Abstract

Monolayer and multilayer dodecanethiols (DDT) can be assembled onto a copper surface from the vapor phase depending on the initial oxidation state of the copper. The ability of the copper-bound dodecanethiolates to block atomic layer deposition (ALD) and the resulting behavior at the interfaces of Cu/SiO₂ patterns during area-selective ALD (AS-ALD) are compared between mono- and multilayers. We show that multilayer DDT is ∼7 times more effective at blocking ZnO ALD from diethylzinc and water than is monolayer DDT. Conversely, monolayer DDT exhibits better performance than does multilayer DDT in blocking of Al₂O₃ ALD from trimethylaluminum and water. Investigation into interfacial effects at the interface between Cu and SiO₂ on Cu/SiO₂ patterns reveals both a gap at the SiO₂ edges and a pitch size-dependent nucleation delay of ZnO ALD on SiO₂ regions of multilayer DDT-coated patterns.
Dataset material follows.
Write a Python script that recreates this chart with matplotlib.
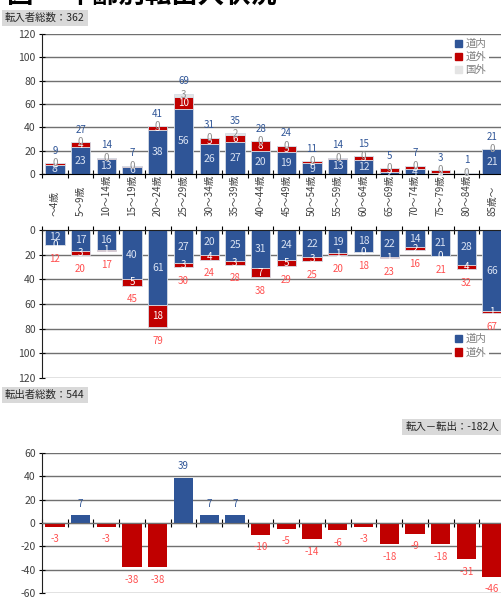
import numpy as np
import matplotlib
matplotlib.use("Agg")
import matplotlib.pyplot as plt
from matplotlib.patches import Patch
from matplotlib import transforms

plt.rcParams["font.family"] = ["Noto Sans CJK JP", "DejaVu Sans"]
plt.rcParams["axes.unicode_minus"] = False

AGES = ["～4歳", "5～9歳", "10～14歳", "15～19歳", "20～24歳", "25～29歳",
        "30～34歳", "35～39歳", "40～44歳", "45～49歳", "50～54歳", "55～59歳",
        "60～64歳", "65～69歳", "70～74歳", "75～79歳", "80～84歳", "85歳～"]

# 転入
IN_DOMESTIC = [8, 23, 13, 6, 38, 56, 26, 27, 20, 19, 9, 13, 12, 2, 4, 1, 1, 21]
IN_OTHER_PREF = [1, 4, 1, 1, 3, 10, 5, 6, 8, 5, 2, 1, 3, 3, 3, 2, 0, 0]
IN_ABROAD = [0, 0, 0, 0, 0, 3, 0, 2, 0, 0, 0, 0, 0, 0, 0, 0, 0, 0]

# 転出
OUT_DOMESTIC = [12, 17, 16, 40, 61, 27, 20, 25, 31, 24, 22, 19, 18, 22, 14, 21, 28, 66]
OUT_OTHER_PREF = [0, 3, 1, 5, 18, 3, 4, 3, 7, 5, 3, 1, 0, 1, 2, 0, 4, 1]

BLUE = "#2F5597"
RED = "#C00000"
LGRAY = "#E4E4E4"
TXT = "#404040"
W, H = 502, 599


def fig_rect(left, top, right, bottom):
    return [left / W, 1 - bottom / H, (right - left) / W, (bottom - top) / H]


def style_axis(ax, ymin, ymax, step):
    ax.set_xlim(-0.5, len(AGES) - 0.5)
    ax.set_yticks(np.arange(ymin, ymax + 1, step))
    ax.set_xticks(np.arange(-0.5, len(AGES), 1))
    ax.set_xticklabels([])
    ax.yaxis.grid(True, color="#707070", lw=1.0)
    ax.set_axisbelow(True)
    ax.spines["right"].set_visible(False)
    ax.tick_params(axis="y", direction="inout", length=5, labelsize=7.5,
                   labelcolor=TXT, pad=2)
    ax.tick_params(axis="x", direction="inout", length=6)
    ax.spines["left"].set_color("#202020")


def add_legend(ax, handles, labels, loc, anchor):
    ax.legend(handles, labels, loc=loc, bbox_to_anchor=anchor,
              frameon=True, facecolor="white", edgecolor="none", framealpha=1,
              fontsize=7.5, labelcolor="#7F7F7F", handlelength=0.7, handleheight=0.7,
              handletextpad=0.3, borderpad=0.25, labelspacing=0.3, borderaxespad=0)


in_dom = np.array(IN_DOMESTIC)
in_oth = np.array(IN_OTHER_PREF)
in_abr = np.array(IN_ABROAD)
out_dom = np.array(OUT_DOMESTIC)
out_oth = np.array(OUT_OTHER_PREF)
in_tot = in_dom + in_oth + in_abr
out_tot = out_dom + out_oth
net = in_tot - out_tot
x = np.arange(len(AGES))
bw = 0.75

fig = plt.figure(figsize=(W / 100, H / 100), dpi=100)

fig.text(7 / W, 1 + 4 / H, "図　 年齢別転出入状況", fontsize=19, fontweight="bold",
         va="center", ha="left")

# --- 転入 ---
ax1 = fig.add_axes(fig_rect(42, 34, 505, 174))
style_axis(ax1, 0, 120, 20)
ax1.set_ylim(0, 120)
ax1.spines["top"].set_visible(False)
ax1.bar(x, in_dom, bw, color=BLUE, edgecolor="#D6DCE5", lw=0.6)
ax1.bar(x, in_oth, bw, bottom=in_dom, color=RED, edgecolor="#D6DCE5", lw=0.6)
ax1.bar(x, in_abr, bw, bottom=in_dom + in_oth, color=LGRAY, edgecolor="#D6DCE5", lw=0.6)
for i in x:
    ax1.text(i, in_dom[i] / 2, str(in_dom[i]), ha="center", va="center",
             fontsize=7.5, color="#DAE3F3")
    ax1.text(i, in_dom[i] + in_oth[i] / 2, str(in_oth[i]), ha="center", va="center",
             fontsize=7, color="white")
    ax1.text(i, in_dom[i] + in_oth[i] + in_abr[i] / 2, str(in_abr[i]), ha="center",
             va="center", fontsize=7, color="#8C8C8C")
    ax1.annotate(str(in_tot[i]), (i, in_tot[i]), xytext=(0, 9), textcoords="offset points",
                 ha="center", va="center", fontsize=7, color=BLUE)
add_legend(ax1, [Patch(color=BLUE), Patch(color=RED), Patch(color=LGRAY)],
           ["道内", "道外", "国外"], "upper right", (0.965, 0.985))

fig.text(5 / W, 1 - 18 / H, "転入者総数：362", fontsize=7.5, color="#262626",
         va="center", ha="left",
         bbox=dict(facecolor="#D9D9D9", edgecolor="none", boxstyle="square,pad=0.3"))

# age labels between panels
trans = transforms.blended_transform_factory(ax1.transData, fig.transFigure)
for i, lab in enumerate(AGES):
    fig.text(i, 1 - 216 / H, lab, rotation=90, ha="center", va="bottom",
             fontsize=7, color=TXT, transform=trans)

# --- 転出 ---
ax2 = fig.add_axes(fig_rect(42, 230, 505, 378))
style_axis(ax2, 0, 120, 20)
ax2.set_ylim(120, 0)
ax2.spines["bottom"].set_visible(False)
ax2.spines["top"].set_color("#202020")
ax2.xaxis.set_ticks_position("top")
ax2.bar(x, out_dom, bw, color=BLUE, edgecolor="#D6DCE5", lw=0.6)
ax2.bar(x, out_oth, bw, bottom=out_dom, color=RED, edgecolor="#D6DCE5", lw=0.6)
for i in x:
    ax2.text(i, out_dom[i] / 2, str(out_dom[i]), ha="center", va="center",
             fontsize=7.5, color="#DAE3F3")
    ax2.text(i, out_dom[i] + out_oth[i] / 2, str(out_oth[i]), ha="center", va="center",
             fontsize=7, color="white")
    ax2.annotate(str(out_tot[i]), (i, out_tot[i]), xytext=(0, -10),
                 textcoords="offset points", ha="center", va="center",
                 fontsize=7, color="#FF5050")
add_legend(ax2, [Patch(color=BLUE), Patch(color=RED)], ["道内", "道外"],
           "lower right", (0.965, 0.12))

fig.text(5 / W, 1 - 395 / H, "転出者総数：544", fontsize=7.5, color="#262626",
         va="center", ha="left",
         bbox=dict(facecolor="#D9D9D9", edgecolor="none", boxstyle="square,pad=0.3"))
fig.text(499 / W, 1 - 427 / H, f"転入－転出：{net.sum()}人", fontsize=7.5,
         color="#262626", va="center", ha="right",
         bbox=dict(facecolor="#D9D9D9", edgecolor="none", boxstyle="square,pad=0.3"))

# --- 転入－転出 ---
ax3 = fig.add_axes(fig_rect(42, 453, 505, 593))
style_axis(ax3, -60, 60, 20)
ax3.set_ylim(-60, 60)
ax3.spines["top"].set_visible(False)
ax3.spines["bottom"].set_position(("data", 0))
ax3.spines["bottom"].set_color("#707070")
colors = [BLUE if v > 0 else RED for v in net]
ax3.bar(x, net, bw, color=colors)
for i in x:
    if net[i] > 0:
        ax3.annotate(str(net[i]), (i, net[i]), xytext=(0, 8), textcoords="offset points",
                     ha="center", va="center", fontsize=7, color=BLUE)
    else:
        ax3.annotate(str(net[i]), (i, net[i]), xytext=(0, -9), textcoords="offset points",
                     ha="center", va="center", fontsize=7, color="#FF5050")

fig.savefig("out.png", dpi=100)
In contrast, no impact on ZnO ALD is observed on the SiO₂ regions of monolayer DDT-coated patterns. We also show that these interfacial effects depend on the ALD chemistry. Whereas an Al₂O₃ film grows on the TaN diffusion barrier of a DDT-treated Cu/SiO₂ pattern, the ZnO film does not. These results indicate that the structure of the DDT layer and the ALD precursor chemistry both play an important role in achieving AS-ALD.